In 1980, he started participating in the Christmas Bird Count. Reckin has since then organized the count for the past couple of years.

“In those days, we had around 30 birders that were the core and really into it,” Reckin said. “Sadly what’s happened is there’s just not the enthusiasm there anymore as there had been in the past.”

Reckin said that in those days, they had some birders that would be out for 24 hours, from midnight to midnight, watching birds.

Now the group has dwindled to around 13, all above the age of 50.

“I think what happens is some people become intimidated,” Reckin said. “They think, ‘well I don’t know any birds, what can I contribute?’ The truth is, you don’t have to know a bunch about birds. On a count like this, we’ll pair people who know their birds with people who don’t.”

Birding, Reckin said, is a lot less intimidating than people expect, as just a process of elimination. Birders will take the bird book, eliminate the chunk of birds that don’t live in their area during the winter, eliminate the birds that aren’t found in the habitat they’re in — on a lake, high in a tree or on a roadside — and then they can look for characteristics like color, wingspan, beak and size.

Being a birder doesn’t require any particular degree or experience, Reckin said they have people from all sorts of backgrounds.

“Sometimes we get people who are former Forest Service workers, who that’s their interest,” Reckin said. “But then you have other people who don’t have any kind of background like that at all. They just see these things flying around outside and become interested.”

An interest in birds can lead to a deeper understanding of the world, he said.

Reckin has seen the changes in the environment reflected in the birds. Many birds now, Reckin said, end up arriving earlier and staying later. Sometimes they’ll see American robins here in February, and Reckin noted that when he moved here 30 years ago, he never saw them here that early. A few years ago, he had mourning doves that he saw at his bird feeder all winter — a bird that would always migrate away in the winter before.

“It’s like the old saying of the canary in the mine,” Reckin said talking about the miners who would carry canaries into mines with them to help detect poisonous gas, “You get a sense of what’s going on in the environment by looking at that little guy. It’s a little barometer. You just watch that bird because he’s really sensitive, and if things change — you’re going to see it right away.”

People are starting to lose that connection and communication with nature, he said, as they spend more and more time indoors and less time in nature.

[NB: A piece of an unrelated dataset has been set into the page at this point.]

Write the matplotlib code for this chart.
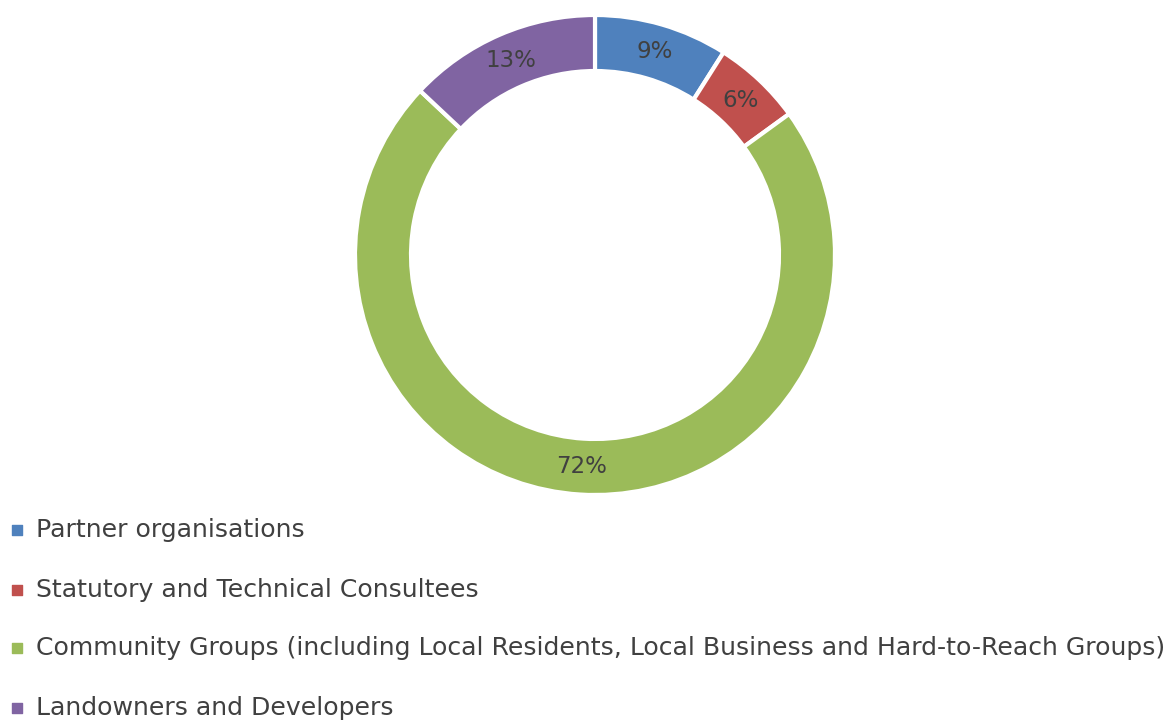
import matplotlib.pyplot as plt

# Stakeholder groups and their shares (%)
categories = [
    "Partner organisations",
    "Statutory and Technical Consultees",
    "Community Groups (including Local Residents, Local Business and Hard-to-Reach Groups)",
    "Landowners and Developers",
]
shares = [9, 6, 72, 13]
colors = ["#4F81BD", "#C0504D", "#9BBB59", "#8064A2"]

plt.rcParams['font.family'] = ['DejaVu Sans']
text_color = "#404040"

fig = plt.figure(figsize=(11.74, 7.2), dpi=100)
ax = fig.add_axes([0, 0, 1, 1])

wedges, _, autotexts = ax.pie(
    shares, colors=colors, startangle=90, counterclock=False,
    center=(595, 465), radius=240, frame=True,
    autopct='%d%%', pctdistance=0.885,
    wedgeprops=dict(width=56, edgecolor='white', linewidth=3),
    textprops=dict(color=text_color, fontsize=16.5),
)
ax.set_xlim(0, 1174)
ax.set_ylim(0, 720)
ax.set_aspect('equal')
ax.axis('off')

# legend below the donut
leg_y = [530, 590, 648, 708]
for name, col, y in zip(categories, colors, leg_y):
    ax.scatter([17], [720 - y], marker='s', s=45, color=col)
    ax.text(36, 720 - y, name, color=text_color, fontsize=18.1, va='center', ha='left')

fig.savefig("out.png", dpi=100)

“Quite frankly, I become more frightened all the time about how disconnected people are from the natural world,” Reckin said, noting that people learn about the world by being in it, not just watching it on television. “People who don’t walk around in nature have a lesser understanding of why habitat is important and why clean water is important.”

While outdoor activities like birding are important, Reckin said, they are also an escape.

Birding is not just about the birds. In fact, Reckin said it doesn’t matter how many birds he’ll see on a bird walk, he’ll just be glad to be out there. There’s some days, Reckin said, in which he goes on bird walks and doesn’t see the particular bird he’s looking for, but he’ll still have a great day.

He often compares it to hunting. Many hunters, he said, will still say they have a great day even if they didn’t shoot or even see anything.

“It’s just a great day to be out,” Reckin said. “It’s an excuse to get out and take in nice country. You’re just more mindful. You’re quiet. You’re paying close attention to what’s going on around you. It’s fresh air in beautiful country. That’s what I love about it.”

Reckin is currently thinking about rallying a new group for next year, by maybe hosting adult-ed classes and field trips in the fall.